If you’re on a path like what I see for so many today, you’ll never know that. In fact, you’ll assume you’re getting what you need — and you’ll chase even more sex as a way to fill a need that will silently gnaw at your heart.

We can have different opinions about sexual morality and when sex is appropriate in a relationship. I have no interest in dictating to other people what their standards ought to be. I have no desire to force my decisions on them. But those of us who do still understand the proper role of intimacy ought to be more open with our psychological and emotional understanding.

More than anything, we need to hold those around us — in our personal lives — to higher standards.

We need to teach our children what’s appropriate and healthy. We need to teach boys and young men that what they’re pressured into — treating girls and women like sexual objects to be treated as prizes — is not a healthy approach to life.

We need to be more careful about what we expect from the people we choose for relationships — and this is especially true for women. If you accept a man who has these sorts of attitudes and history, he’s almost certainly not going to change. He might lie to you because he knows it’s the smart thing to do, but deeply ingrained attitudes of this sort simply don’t change.

Modern culture teaches that meaningless casual sex — purely for pleasure — is normal and good. Those who understand what real intimacy is need to offer a different point of view.
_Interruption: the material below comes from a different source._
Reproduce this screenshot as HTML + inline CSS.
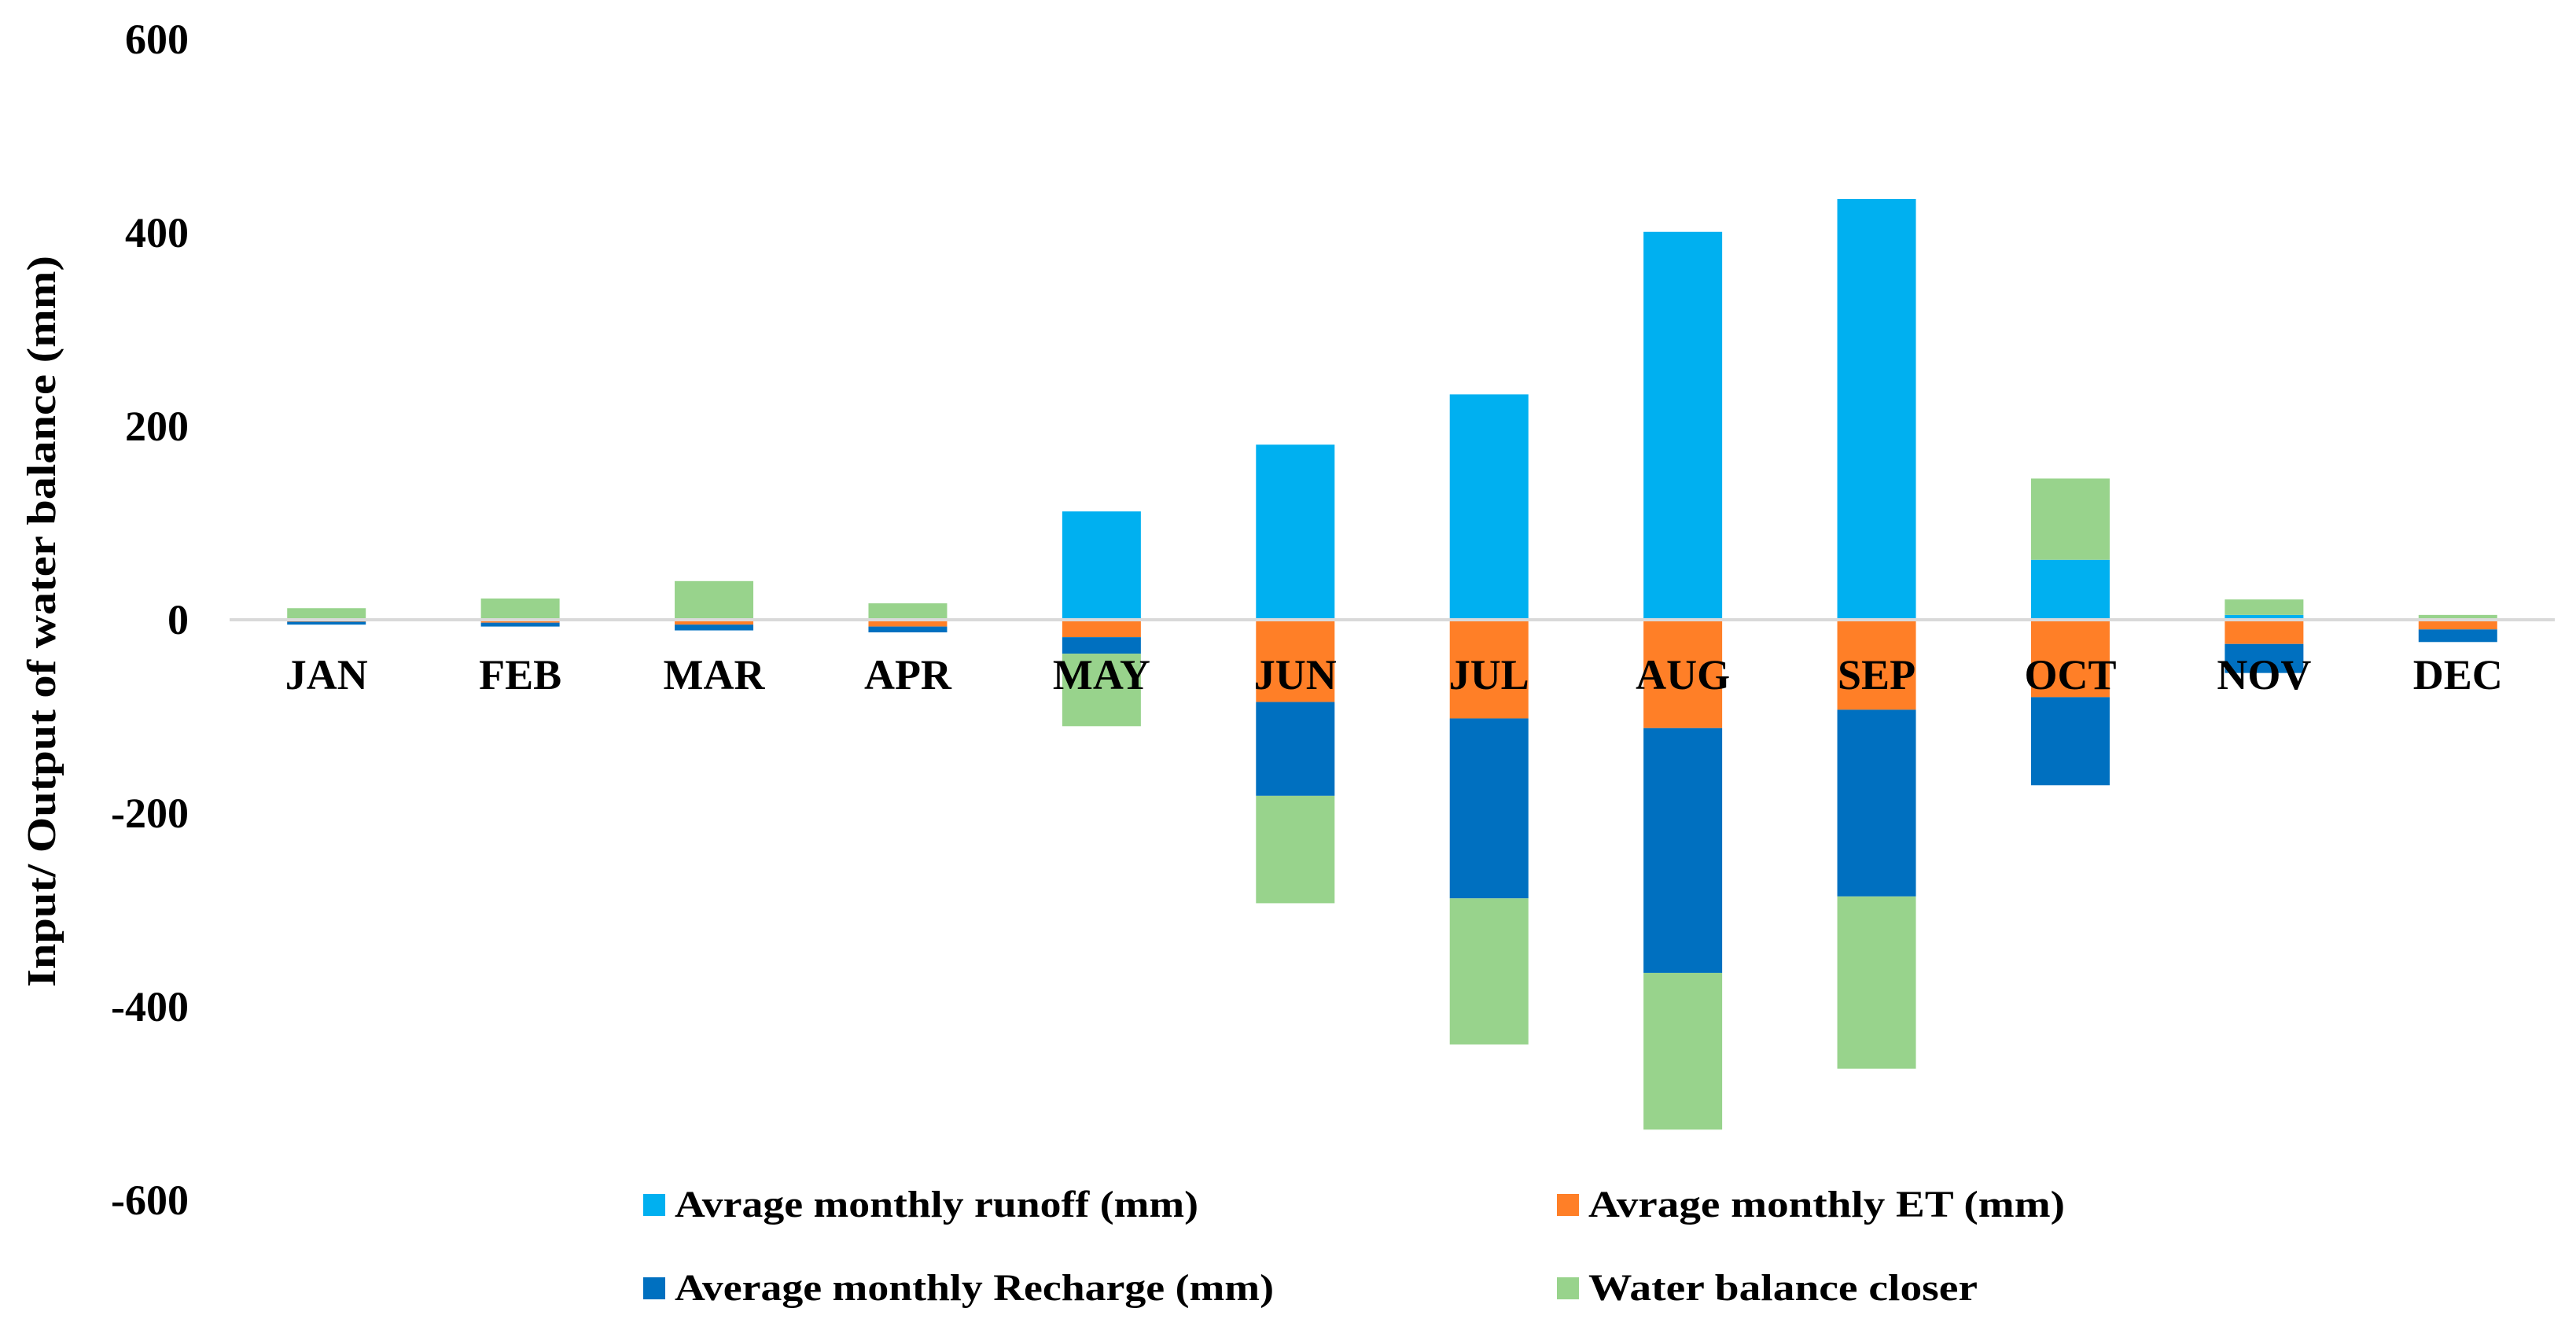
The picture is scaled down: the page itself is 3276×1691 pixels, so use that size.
<!DOCTYPE html>
<html><head><meta charset="utf-8"><style>
html,body{margin:0;padding:0;background:#fff;}
svg{display:block;font-family:"Liberation Serif",serif;font-weight:bold;}
</style></head><body>
<svg id="chart" width="3276" height="1691" viewBox="0 0 3276 1691" xmlns="http://www.w3.org/2000/svg">
<g id="yticks"></g>
<g id="bars"></g>
<line x1="292" y1="788" x2="3249" y2="788" stroke="#d9d9d9" stroke-width="4"/>
<g id="xlabels"></g>
<text transform="translate(70,790) rotate(-90)" text-anchor="middle" font-size="52" textLength="930" lengthAdjust="spacingAndGlyphs">Input/ Output of water balance (mm)</text>
<g font-size="48">
<g><rect x="818" y="1518" width="28" height="28" fill="#00B0F0"/><text x="858" y="1547" textLength="666" lengthAdjust="spacingAndGlyphs">Avrage monthly runoff (mm)</text></g>
<g><rect x="1980" y="1518" width="28" height="28" fill="#FF7F27"/><text x="2020" y="1547" textLength="606" lengthAdjust="spacingAndGlyphs">Avrage monthly ET (mm)</text></g>
<g><rect x="818" y="1624" width="28" height="28" fill="#0070C0"/><text x="858" y="1653" textLength="762" lengthAdjust="spacingAndGlyphs">Average monthly Recharge (mm)</text></g>
<g><rect x="1980" y="1624" width="28" height="28" fill="#98D38C"/><text x="2020" y="1653" textLength="495" lengthAdjust="spacingAndGlyphs">Water balance closer</text></g>
</g>
</svg>
<script>
const months = ["JAN","FEB","MAR","APR","MAY","JUN","JUL","AUG","SEP","OCT","NOV","DEC"];
const runoff = [0,0,0,0,112,181,233,401,435,62,5,0];
const et = [-2,-3,-5,-7,-18,-85,-102,-112,-93,-80,-25,-10];
const recharge = [-3,-4,-6,-6,-17,-97,-186,-253,-193,-91,-30,-13];
const closer = [12,22,40,17,-75,-111,-151,-162,-178,84,16,5];
const yTicks = [600,400,200,0,-200,-400,-600];

const NS = "http://www.w3.org/2000/svg";
const y = v => 788 - 1.23 * v;
const x0 = 292, x1 = 3249, band = (x1 - x0) / months.length;
const xc = i => x0 + band * (i + 0.5);
const barW = 100;

const tg = document.getElementById("yticks");
yTicks.forEach(t => {
  const el = document.createElementNS(NS, "text");
  el.setAttribute("x", 240);
  el.setAttribute("y", y(t) + 18);
  el.setAttribute("text-anchor", "end");
  el.setAttribute("font-size", "54");
  el.textContent = t;
  
  
  tg.appendChild(el);
});

const series = [
  {vals: runoff, color: "#00B0F0", name: "runoff"},
  {vals: et, color: "#FF7F27", name: "et"},
  {vals: recharge, color: "#0070C0", name: "recharge"},
  {vals: closer, color: "#98D38C", name: "closer"}
];
const bg = document.getElementById("bars");
months.forEach((m, i) => {
  let pos = 0, neg = 0;
  series.forEach(s => {
    const v = s.vals[i];
    if (v === 0) return;
    let a, b;
    if (v > 0) { a = pos; b = pos + v; pos = b; } else { a = neg; b = neg + v; neg = b; }
    const r = document.createElementNS(NS, "rect");
    r.setAttribute("x", xc(i) - barW / 2);
    r.setAttribute("y", Math.min(y(a), y(b)));
    r.setAttribute("width", barW);
    r.setAttribute("height", Math.abs(y(a) - y(b)));
    r.setAttribute("fill", s.color);
    
    
    bg.appendChild(r);
  });
});

const xg = document.getElementById("xlabels");
months.forEach((m, i) => {
  const el = document.createElementNS(NS, "text");
  el.setAttribute("x", xc(i));
  el.setAttribute("y", 876);
  el.setAttribute("text-anchor", "middle");
  el.setAttribute("font-size", "54");
  el.textContent = m;
  
  
  xg.appendChild(el);
});
</script>
</body></html>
And we need to provide different voices in the culture to say so.

I fear that our culture is too depraved and dysfunctional to change, and this is just one tiny point of its dysfunction. But unless somebody is willing to provide an emotionally healthy alternative, this will continue to be the world that we’re sending our children out to be a part of.

And the worst of it all is that we’re sentencing our sons and daughters to repeat this dysfunctional behavior as they go out into the world. This needs to change — starting with us.